Мы подъехали к советскому консульству, расположенному вне городских стен. Я поблагодарил своего словоохотливого компаньона и, пообещав вновь встретиться, свернул машину в консульство.
В Мешеде я застал склоку между консулом и резидентом Брауном в полном разгаре. Распря разгорелась из-за жены секретаря консульства Левенсон, в которую оба были влюблены и которая отдавала предпочтение поочередно то консулу, то резиденту ОГПУ.
Браун был старым партийцем и личным приятелем Трилиссера. В 1924 году он работал для ОГПУ в Лондоне, затем, после разрыва сношений с Англией, был отправлен в Китай и из Китая как знающий английский язык — переведен в Мешед, для перлюстрации английской почты. По профессии он был ювелир, едва умел читать и писать и попал за границу на службу только благодаря личной дружбе с Трилиссером и знанию английского языка. Кржеминский же был вполне образованным человеком и тонко разбирался в персидских делах, несмотря на недавнее пребывание в Персии, зато был необыкновенно ленив и больше всего на свете ценил личное благополучие и женщин.
Генеральный консул Кржеминский угощал меня чаем в своем кабинете. Это среднего роста, сорокапятилетний мужчина, с преждевременно постаревшим лицом, начисто бритый, что еще более выделяло морщины. Его темно-серые глаза и все манеры говорили о его мягкости и культурности. Он говорил приятным, убедительным голосом с легким польским акцентом. В то время как я пил чай, Кржеминский с пустой чашкой в руках взволнованно ходил по комнате.

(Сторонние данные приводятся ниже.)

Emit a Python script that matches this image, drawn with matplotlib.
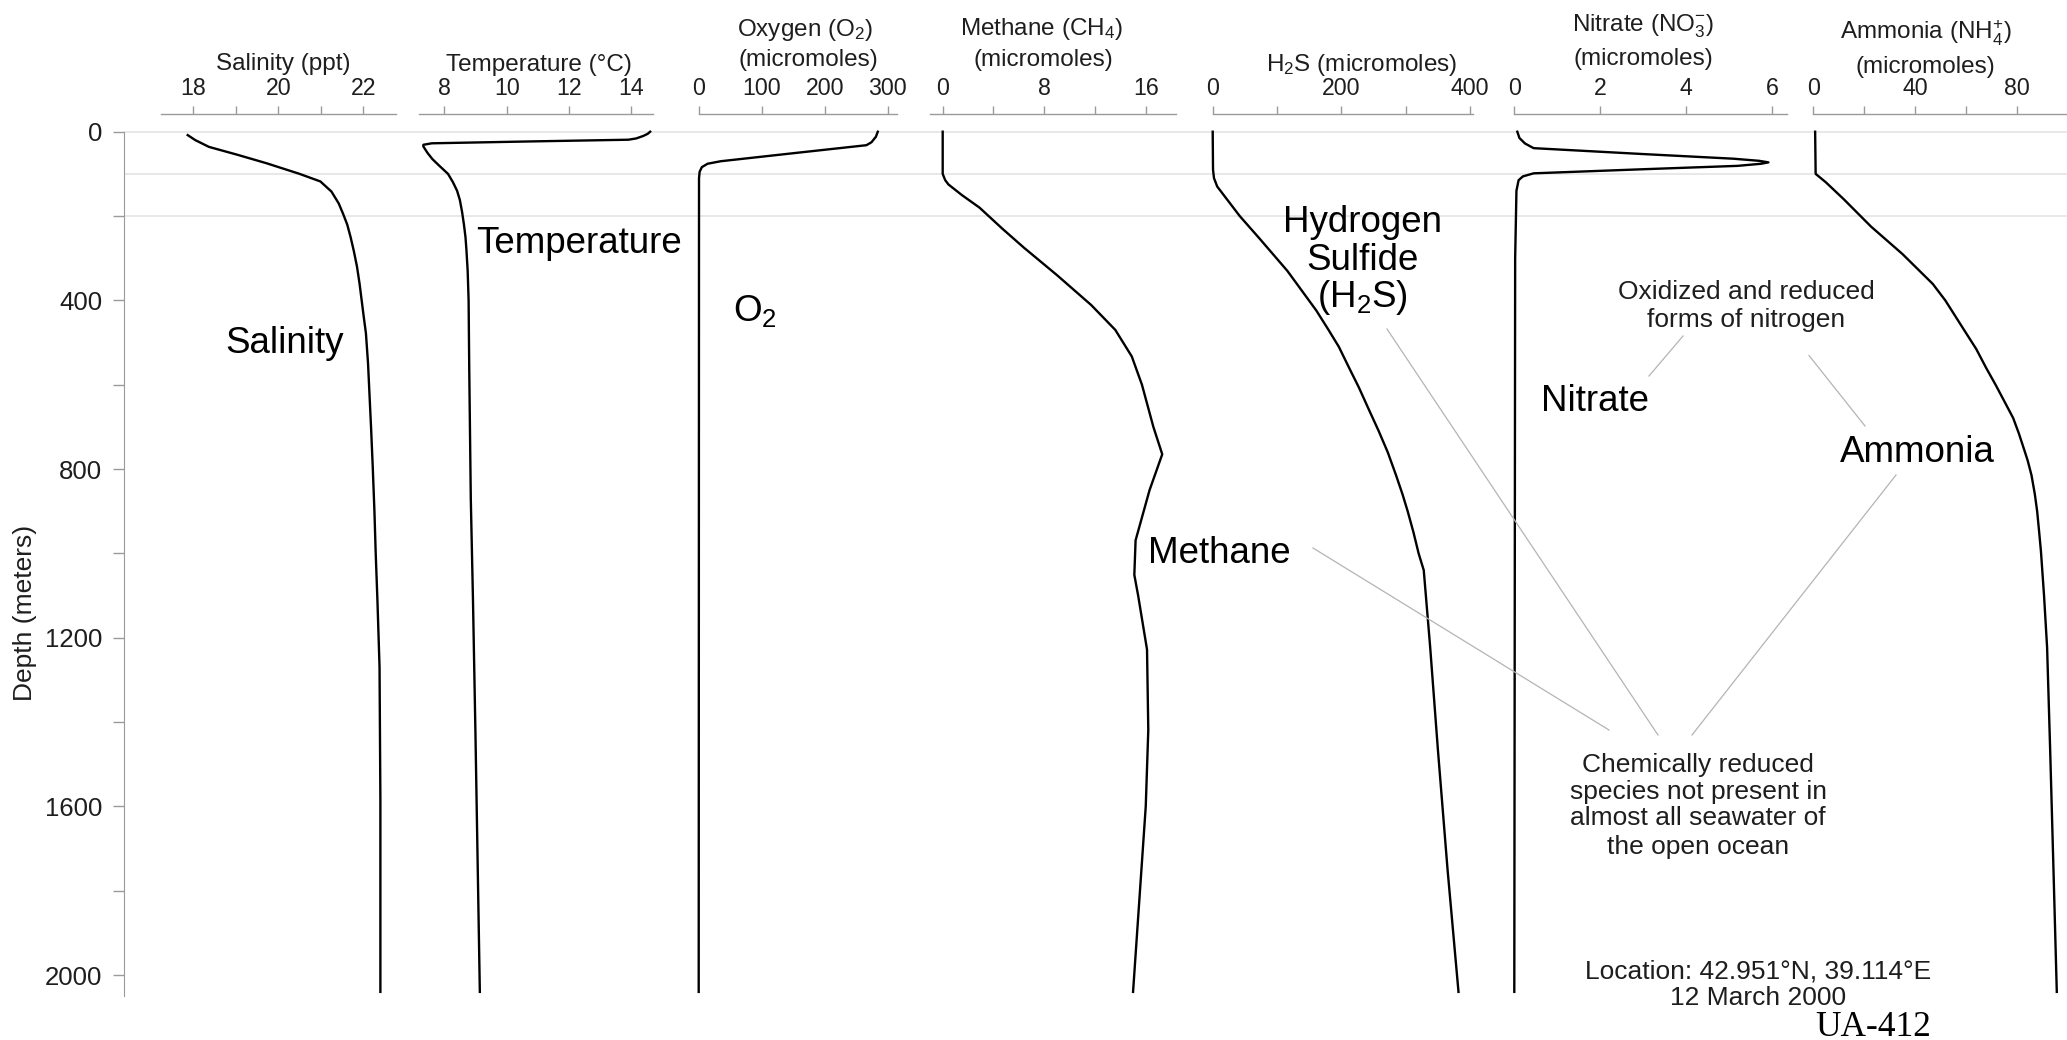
import matplotlib.pyplot as plt
from matplotlib.lines import Line2D

plt.rcParams['font.family'] = ['Liberation Sans', 'DejaVu Sans']
plt.rcParams['mathtext.fontset'] = 'custom'
plt.rcParams['mathtext.rm'] = 'Liberation Sans'
plt.rcParams['mathtext.it'] = 'Liberation Sans:italic'
plt.rcParams['mathtext.default'] = 'regular'

# profiles, depth in meters
salinity_depth = [8, 20, 36, 55, 75, 100, 118, 142, 170, 194, 220, 250, 285, 320, 360, 400, 440, 478, 550, 636, 700, 794, 900, 1000, 1110, 1269, 1585, 2040]
salinity_ppt = [17.87, 18.05, 18.37, 19.05, 19.73, 20.5, 20.99, 21.25, 21.42, 21.52, 21.62, 21.7, 21.78, 21.85, 21.91, 21.96, 22.01, 22.06, 22.11, 22.15, 22.18, 22.22, 22.26, 22.29, 22.33, 22.38, 22.40, 22.40]

temp_depth = [0, 5, 10, 16, 19, 23, 27.5, 31, 35, 50, 65, 80, 100, 120, 140, 162, 190, 220, 250, 280, 330, 400, 560, 870, 1110, 1430, 2040]
temp_c = [14.6, 14.52, 14.38, 14.15, 13.9, 10.8, 7.6, 7.33, 7.33, 7.46, 7.62, 7.83, 8.12, 8.28, 8.41, 8.5, 8.57, 8.63, 8.68, 8.71, 8.75, 8.78, 8.80, 8.85, 8.92, 9.0, 9.14]

oxygen_depth = [0, 12, 25, 32, 50, 70, 76, 84, 95, 110, 2040]
oxygen_um = [284, 281, 274, 266, 156, 35, 14, 5, 1.5, 0.5, 0]

methane_depth = [0, 100, 115, 125, 150, 180, 230, 275, 340, 411, 470, 533, 600, 700, 765, 850, 969, 1051, 1100, 1228, 1419, 1600, 2040]
methane_um = [0, 0, 0.2, 0.45, 1.5, 2.9, 4.7, 6.4, 9.0, 11.7, 13.6, 14.9, 15.7, 16.6, 17.3, 16.3, 15.2, 15.1, 15.4, 16.1, 16.2, 16.0, 15.0]

h2s_depth = [0, 90, 110, 130, 160, 200, 252, 330, 424, 470, 510, 560, 606, 660, 710, 760, 815, 860, 900, 950, 1000, 1040, 1223, 1466, 1750, 2040]
h2s_um = [0, 0.5, 2, 7, 22, 42, 72, 116, 161, 180, 196, 212, 227, 243, 258, 272, 285, 295, 303, 312, 320, 328, 338, 350, 365, 382]

nitrate_depth = [0, 15, 28, 39, 53, 64, 69, 72.7, 76, 81, 89, 98.7, 106, 115, 140, 300, 2040]
nitrate_um = [0.07, 0.12, 0.25, 0.45, 3.0, 5.1, 5.7, 5.92, 5.75, 5.2, 3.0, 0.45, 0.2, 0.1, 0.05, 0.02, 0.0]

ammonia_depth = [0, 100, 120, 160, 225, 290, 361, 400, 440, 480, 515, 560, 600, 640, 679, 715, 750, 780, 815, 860, 900, 950, 996, 1100, 1223, 1466, 1750, 2040]
ammonia_um = [0.8, 1.0, 5, 12, 22.7, 35, 46.9, 51.8, 56, 60.2, 63.9, 67.8, 71.5, 75, 78.4, 80.6, 82.5, 84.1, 85.6, 86.9, 87.8, 88.6, 89.3, 90.5, 91.7, 92.9, 94.2, 95.5]

depth_major = [0, 400, 800, 1200, 1600, 2000]
depth_minor = [200, 600, 1000, 1400, 1800]
grid_depths = [0, 100, 200]

W, H = 2067, 1040
TOP, BOT = 114, 996.1
D_TOP, D_BOT = -42, 2050
AXIS = '#9a9a9a'
TXT = '#1e1e1e'
GRID = '#e4e4e4'
LEADER = '#b4b4b4'


def fx(x):
    return x / W


def fy(y):
    return 1 - y / H


fig = plt.figure(figsize=(W / 100, H / 100), dpi=100)

# shared depth axis + light guide lines
bg = fig.add_axes([fx(124), fy(BOT), 1 - fx(124), (BOT - TOP) / H])
bg.set_xlim(0, 1)
bg.set_ylim(D_BOT, D_TOP)
bg.patch.set_alpha(0)
for s in ['top', 'right', 'bottom']:
    bg.spines[s].set_visible(False)
bg.spines['left'].set_bounds(0, 2050)
bg.spines['left'].set_color(AXIS)
bg.set_xticks([])
bg.set_yticks(depth_major)
bg.set_yticks(depth_minor, minor=True)
bg.tick_params(axis='y', which='both', length=7.7, width=1, color=AXIS,
               labelsize=18.5, labelcolor=TXT, pad=8)
for d in grid_depths:
    bg.axhline(d, color=GRID, lw=1.2, zorder=0)

fig.text(fx(24.6), fy(613), 'Depth (meters)', rotation=90, ha='center', va='center',
         fontsize=19, color=TXT)

panels = [
    dict(x=salinity_ppt, d=salinity_depth, px=(161.3, 395.7), xlim=(17.25, 22.76),
         major=[18, 20, 22], minor=[19, 21],
         title=[('Salinity (ppt)', 283.7, 69.7)]),
    dict(x=temp_c, d=temp_depth, px=(419, 653.3), xlim=(7.19, 14.70),
         major=[8, 10, 12, 14], minor=[],
         title=[('Temperature (°C)', 538.6, 71)]),
    dict(x=oxygen_um, d=oxygen_depth, px=(698.7, 896.7), xlim=(0, 314),
         major=[0, 100, 200, 300], minor=[],
         title=[('Oxygen (O$_2$)', 805, 36.4), ('(micromoles)', 808, 66.4)]),
    dict(x=methane_um, d=methane_depth, px=(930, 1175.7), xlim=(-1.0, 18.36),
         major=[0, 8, 16], minor=[4, 12],
         title=[('Methane (CH$_4$)', 1042, 35.4), ('(micromoles)', 1043, 66.4)]),
    dict(x=h2s_um, d=h2s_depth, px=(1212.7, 1473.3), xlim=(0, 405),
         major=[0, 200, 400], minor=[100, 300],
         title=[('H$_2$S (micromoles)', 1362, 71)]),
    dict(x=nitrate_um, d=nitrate_depth, px=(1514.3, 1786.9), xlim=(0, 6.35),
         major=[0, 2, 4, 6], minor=[],
         title=[('Nitrate (NO$_3^{-}$)', 1643, 31.4), ('(micromoles)', 1643, 64.7)]),
    dict(x=ammonia_um, d=ammonia_depth, px=(1813.1, 2067), xlim=(0, 99.5),
         major=[0, 40, 80], minor=[20, 60],
         title=[('Ammonia (NH$_4^{+}$)', 1925.5, 39.7), ('(micromoles)', 1925.7, 73)]),
]

for p in panels:
    x0, x1 = p['px']
    ax = fig.add_axes([fx(x0), fy(BOT), (x1 - x0) / W, (BOT - TOP) / H])
    ax.patch.set_alpha(0)
    ax.set_xlim(*p['xlim'])
    ax.set_ylim(D_BOT, D_TOP)
    for s in ['left', 'right', 'bottom']:
        ax.spines[s].set_visible(False)
    ax.spines['top'].set_color(AXIS)
    ax.spines['top'].set_linewidth(1)
    ax.xaxis.tick_top()
    ax.set_xticks(p['major'])
    ax.set_xticks(p['minor'], minor=True)
    ax.tick_params(axis='x', which='both', length=6, width=1, color=AXIS,
                   labelsize=16.7, labelcolor=TXT, pad=4)
    ax.set_yticks([])
    ax.plot(p['x'], p['d'], color='black', lw=1.7, clip_on=False,
            solid_joinstyle='round')
    for txt, tx, ty in p['title']:
        fig.text(fx(tx), fy(ty), txt, ha='center', va='baseline', fontsize=17.5, color=TXT)

# curve labels
big = dict(fontsize=26.5, color='black', va='baseline')
fig.text(fx(285), fy(352.7), 'Salinity', ha='center', **big)
fig.text(fx(579), fy(253), 'Temperature', ha='center', **big)
fig.text(fx(733), fy(321), 'O$_2$', ha='left', **big)
fig.text(fx(1219), fy(563), 'Methane', ha='center', **big)
fig.text(fx(1362), fy(232), 'Hydrogen', ha='center', **big)
fig.text(fx(1362), fy(270), 'Sulfide', ha='center', **big)
fig.text(fx(1362), fy(307), '(H$_2$S)', ha='center', **big)
fig.text(fx(1595), fy(411), 'Nitrate', ha='center', **big)
fig.text(fx(1917), fy(462), 'Ammonia', ha='center', **big)

note = dict(fontsize=19, color=TXT, ha='center', va='center')
fig.text(fx(1746.5), fy(291.6), 'Oxidized and reduced', **note)
fig.text(fx(1746.5), fy(319.5), 'forms of nitrogen', **note)
for line, ty in zip(['Chemically reduced', 'species not present in',
                     'almost all seawater of', 'the open ocean'], [765, 792, 818, 847]):
    fig.text(fx(1698), fy(ty), line, **note)
fig.text(fx(1758), fy(971), 'Location: 42.951°N, 39.114°E', **note)
fig.text(fx(1758), fy(998), '12 March 2000', **note)
fig.text(fx(1873), fy(1027), 'UA-412', fontsize=25.5, color='black', ha='center', va='center',
         family=['Liberation Serif', 'DejaVu Serif'])

# leader lines
leaders = [((1683, 336), (1649, 376)),
           ((1809, 355.5), (1865, 426)),
           ((1387, 329), (1658, 735)),
           ((1313, 548), (1609, 730)),
           ((1896, 475), (1692, 735))]
for (a, b) in leaders:
    fig.add_artist(Line2D([fx(a[0]), fx(b[0])], [fy(a[1]), fy(b[1])],
                          transform=fig.transFigure, color=LEADER, lw=0.9))

fig.savefig('out.png', dpi=100)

— Ведь поймите, товарищ Агабеков, ну, черт с ним, что он с каждой почтой пишет про меня всякие гадости в Москву и Ашхабад, но ведь помимо этого он мне просто жить не дает здесь. Этот ваш Браун лично ходит за мной по пятам. Он допрашивает консульских слуг, наконец, он ловит всех моих посетителей и допытывается, о чем я с ними беседовал. Ведь это же компрометирует и меня, и всю мою работу, — чуть не со слезами рассказывал консул. — А когда я прошу его прекратить эти безобразия, он становится в позу и, не стесняясь ничьим присутствием, говорит: «Я — Браун, член партии с тысяча девятьсот третьего года и резидент ОГПУ в Мешеде, так что я имею право и обязан контролировать действия всех советских граждан за границей, в том числе и консула». Ну, что вы поделаете с таким человеком? — обратился ко мне Кржеминский.
Я ничего не ответил, решив предварительно выслушать и другую сторону.
Кржеминский, не дождавшись ответа, вновь зашагал по комнате и продолжал приводить факты его отношений с Брауном, один ужаснее другого. Видно, что человека довели до крайнего предела и дальше терпеть он не имел сил.
— Вот что, Казимир Александрович, — сказал я, вставая, — я сейчас иду к Брауну и, если подтвердится хоть десятая доля того, что вы рассказали, то я его отправлю в Москву немедленно.
— Товарищ Браун, давайте познакомимся, — обратился я к резиденту, входя к нему в квартиру. — Я — Агабеков, вы, вероятно, слышали обо мне.